- **PROMPT**: Quote the listing below in full and exactly as written, but omit every picture.

-- begin RECORDED DATA --

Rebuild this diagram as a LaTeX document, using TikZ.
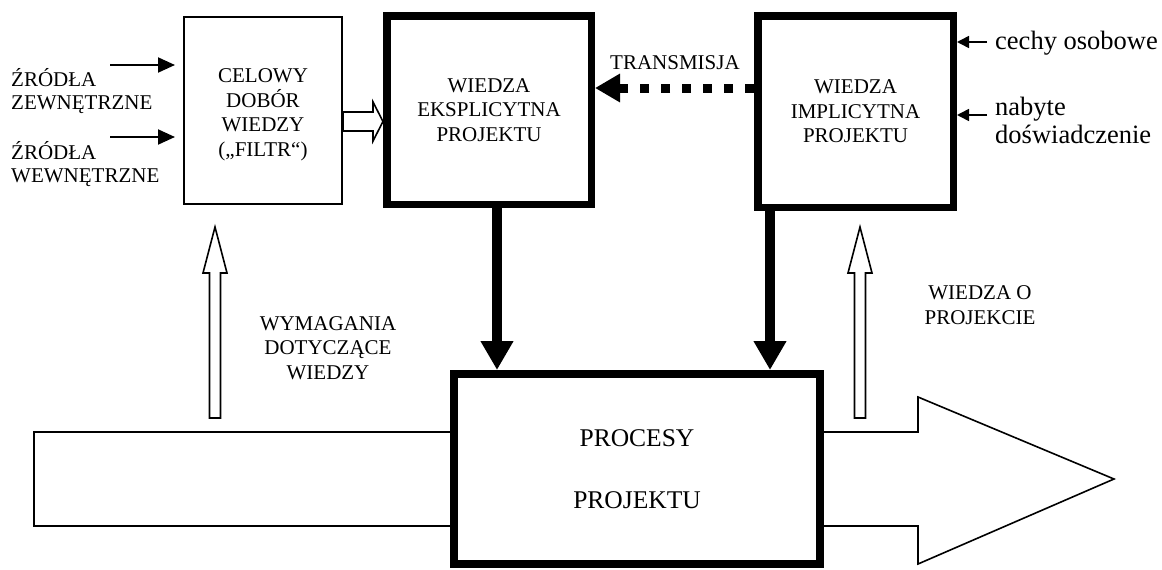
\documentclass[tikz,border=0pt]{standalone}
\usepackage{fontspec}
\setmainfont{Liberation Serif}
\usetikzlibrary{arrows.meta,calc}
\newcommand\hollowup[1]{%
  \draw[outline] (#1-5.5,418) -- (#1-5.5,273) -- (#1-12,273) -- (#1,227) -- (#1+12,273) -- (#1+5.5,273) -- (#1+5.5,418) -- cycle;}
\begin{document}
\begin{tikzpicture}[x=1pt,y=-1pt,
  capsfont/.style={font=\fontsize{21}{24.5}\selectfont},
  thinbox/.style={draw,line width=1.6pt,inner sep=0pt,align=center,capsfont},
  thickbox/.style={draw,line width=7.5pt,inner sep=0pt,align=center,capsfont},
  lbl/.style={inner sep=0pt,align=center,capsfont},
  srclbl/.style={inner sep=0pt,align=left,anchor=west,font=\fontsize{21}{22.5}\selectfont},
  lowtext/.style={inner sep=0pt,align=left,font=\fontsize{26.5}{28}\selectfont},
  smallarrow/.style={line width=2pt,-{Triangle[length=17pt,width=15pt]}},
  sidearrow/.style={line width=1.6pt,-{Triangle[length=12pt,width=12pt]}},
  bigdown/.style={line width=10pt,-{Triangle[length=29pt,width=31pt]}},
  transarrow/.style={line width=9pt,dash pattern=on 9pt off 12pt,-{Triangle[length=25pt,width=27pt]}},
  outline/.style={draw,line width=1.6pt,line join=miter,fill=white},
  flow/.style={draw,line width=1.6pt,line join=miter},
]
\useasboundingbox (0,0) rectangle (1162,570);

% main flow arrow
\draw[flow] (450,432) -- (34,432) -- (34,526) -- (450,526);
\draw[flow] (824,432) -- (918,432) -- (918,397) -- (1114,479) -- (918,564) -- (918,526) -- (824,526);

% boxes
\node[thinbox,minimum width=158.4pt,minimum height=187.4pt] (filter) at (263,110.5) {};
\node[lbl] (filtertxt) at (263,115) {CELOWY\\DOBÓR\\WIEDZY\\(„FILTR“)};
\node[thickbox,minimum width=204.5pt,minimum height=188.5pt] (eks) at (489,110)
  {WIEDZA\\EKSPLICYTNA\\PROJEKTU};
\node[thickbox,minimum width=195.5pt,minimum height=191.5pt] (impl) at (855.5,111.5)
  {WIEDZA\\IMPLICYTNA\\PROJEKTU};
\node[draw,line width=8pt,fill=white,inner sep=0pt,align=center,
  font=\fontsize{25.5}{62}\selectfont,minimum width=366pt,minimum height=190pt] (proc) at (637,469)
  {PROCESY\\PROJEKTU};

% left sources
\node[srclbl] (zew) at (11,91) {ŹRÓDŁA\\ZEWNĘTRZNE};
\node[srclbl] (wew) at (11,164) {ŹRÓDŁA\\WEWNĘTRZNE};
\coordinate (zt) at (110,65);
\coordinate (wt) at (110,137);
\draw[smallarrow,shorten >=8pt] (zt) -- (zt -| filter.west);
\draw[smallarrow,shorten >=8pt] (wt) -- (wt -| filter.west);

% right inputs
\node[lowtext,anchor=base west] (cech) at (995,49) {cechy osobowe};
\node[lowtext,anchor=north west] (nab) at (995,97) {nabyte\\doświadczenie};
\coordinate (ct) at (987,42);
\coordinate (nt) at (987,115);
\draw[sidearrow] (ct) -- (ct -| impl.east);
\draw[sidearrow] (nt) -- (nt -| impl.east);

% filter -> explicit (hollow)
\draw[outline] ([yshift=-11pt]filter.east) ++(0,-9.5) -- ++(30,0) -- ++(0,-10) -- ++(10,19.5)
  -- ++(-10,19.5) -- ++(0,-10) -- ++(-30,0) -- cycle;

% transmission
\node[lbl] (trans) at (675,63) {TRANSMISJA};
\draw[transarrow] ([yshift=23.5pt]impl.west) -- ([yshift=23.5pt]impl.west -| eks.east);

% down arrows into process
\draw[bigdown] ([xshift=8pt]eks.south) -- ([xshift=8pt]eks.south |- proc.north);
\draw[bigdown] ([xshift=16pt]impl.south west) -- ([xshift=16pt]impl.south west |- proc.north);

% hollow up arrows
\hollowup{215}
\hollowup{860}
\node[lbl] (wym) at (328,348) {WYMAGANIA\\DOTYCZĄCE\\WIEDZY};
\node[lbl] (wop) at (980,305) {WIEDZA O\\PROJEKCIE};
\end{tikzpicture}
\end{document}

-- end RECORDED DATA --

- **ANSWER IN FULL**:
Rebuild this diagram as a LaTeX document, using TikZ.
\documentclass[tikz,border=0pt]{standalone}
\usepackage{fontspec}
\setmainfont{Liberation Serif}
\usetikzlibrary{arrows.meta,calc}
\newcommand\hollowup[1]{%
  \draw[outline] (#1-5.5,418) -- (#1-5.5,273) -- (#1-12,273) -- (#1,227) -- (#1+12,273) -- (#1+5.5,273) -- (#1+5.5,418) -- cycle;}
\begin{document}
\begin{tikzpicture}[x=1pt,y=-1pt,
  capsfont/.style={font=\fontsize{21}{24.5}\selectfont},
  thinbox/.style={draw,line width=1.6pt,inner sep=0pt,align=center,capsfont},
  thickbox/.style={draw,line width=7.5pt,inner sep=0pt,align=center,capsfont},
  lbl/.style={inner sep=0pt,align=center,capsfont},
  srclbl/.style={inner sep=0pt,align=left,anchor=west,font=\fontsize{21}{22.5}\selectfont},
  lowtext/.style={inner sep=0pt,align=left,font=\fontsize{26.5}{28}\selectfont},
  smallarrow/.style={line width=2pt,-{Triangle[length=17pt,width=15pt]}},
  sidearrow/.style={line width=1.6pt,-{Triangle[length=12pt,width=12pt]}},
  bigdown/.style={line width=10pt,-{Triangle[length=29pt,width=31pt]}},
  transarrow/.style={line width=9pt,dash pattern=on 9pt off 12pt,-{Triangle[length=25pt,width=27pt]}},
  outline/.style={draw,line width=1.6pt,line join=miter,fill=white},
  flow/.style={draw,line width=1.6pt,line join=miter},
]
\useasboundingbox (0,0) rectangle (1162,570);

% main flow arrow
\draw[flow] (450,432) -- (34,432) -- (34,526) -- (450,526);
\draw[flow] (824,432) -- (918,432) -- (918,397) -- (1114,479) -- (918,564) -- (918,526) -- (824,526);

% boxes
\node[thinbox,minimum width=158.4pt,minimum height=187.4pt] (filter) at (263,110.5) {};
\node[lbl] (filtertxt) at (263,115) {CELOWY\\DOBÓR\\WIEDZY\\(„FILTR“)};
\node[thickbox,minimum width=204.5pt,minimum height=188.5pt] (eks) at (489,110)
  {WIEDZA\\EKSPLICYTNA\\PROJEKTU};
\node[thickbox,minimum width=195.5pt,minimum height=191.5pt] (impl) at (855.5,111.5)
  {WIEDZA\\IMPLICYTNA\\PROJEKTU};
\node[draw,line width=8pt,fill=white,inner sep=0pt,align=center,
  font=\fontsize{25.5}{62}\selectfont,minimum width=366pt,minimum height=190pt] (proc) at (637,469)
  {PROCESY\\PROJEKTU};

% left sources
\node[srclbl] (zew) at (11,91) {ŹRÓDŁA\\ZEWNĘTRZNE};
\node[srclbl] (wew) at (11,164) {ŹRÓDŁA\\WEWNĘTRZNE};
\coordinate (zt) at (110,65);
\coordinate (wt) at (110,137);
\draw[smallarrow,shorten >=8pt] (zt) -- (zt -| filter.west);
\draw[smallarrow,shorten >=8pt] (wt) -- (wt -| filter.west);

% right inputs
\node[lowtext,anchor=base west] (cech) at (995,49) {cechy osobowe};
\node[lowtext,anchor=north west] (nab) at (995,97) {nabyte\\doświadczenie};
\coordinate (ct) at (987,42);
\coordinate (nt) at (987,115);
\draw[sidearrow] (ct) -- (ct -| impl.east);
\draw[sidearrow] (nt) -- (nt -| impl.east);

% filter -> explicit (hollow)
\draw[outline] ([yshift=-11pt]filter.east) ++(0,-9.5) -- ++(30,0) -- ++(0,-10) -- ++(10,19.5)
  -- ++(-10,19.5) -- ++(0,-10) -- ++(-30,0) -- cycle;

% transmission
\node[lbl] (trans) at (675,63) {TRANSMISJA};
\draw[transarrow] ([yshift=23.5pt]impl.west) -- ([yshift=23.5pt]impl.west -| eks.east);

% down arrows into process
\draw[bigdown] ([xshift=8pt]eks.south) -- ([xshift=8pt]eks.south |- proc.north);
\draw[bigdown] ([xshift=16pt]impl.south west) -- ([xshift=16pt]impl.south west |- proc.north);

% hollow up arrows
\hollowup{215}
\hollowup{860}
\node[lbl] (wym) at (328,348) {WYMAGANIA\\DOTYCZĄCE\\WIEDZY};
\node[lbl] (wop) at (980,305) {WIEDZA O\\PROJEKCIE};
\end{tikzpicture}
\end{document}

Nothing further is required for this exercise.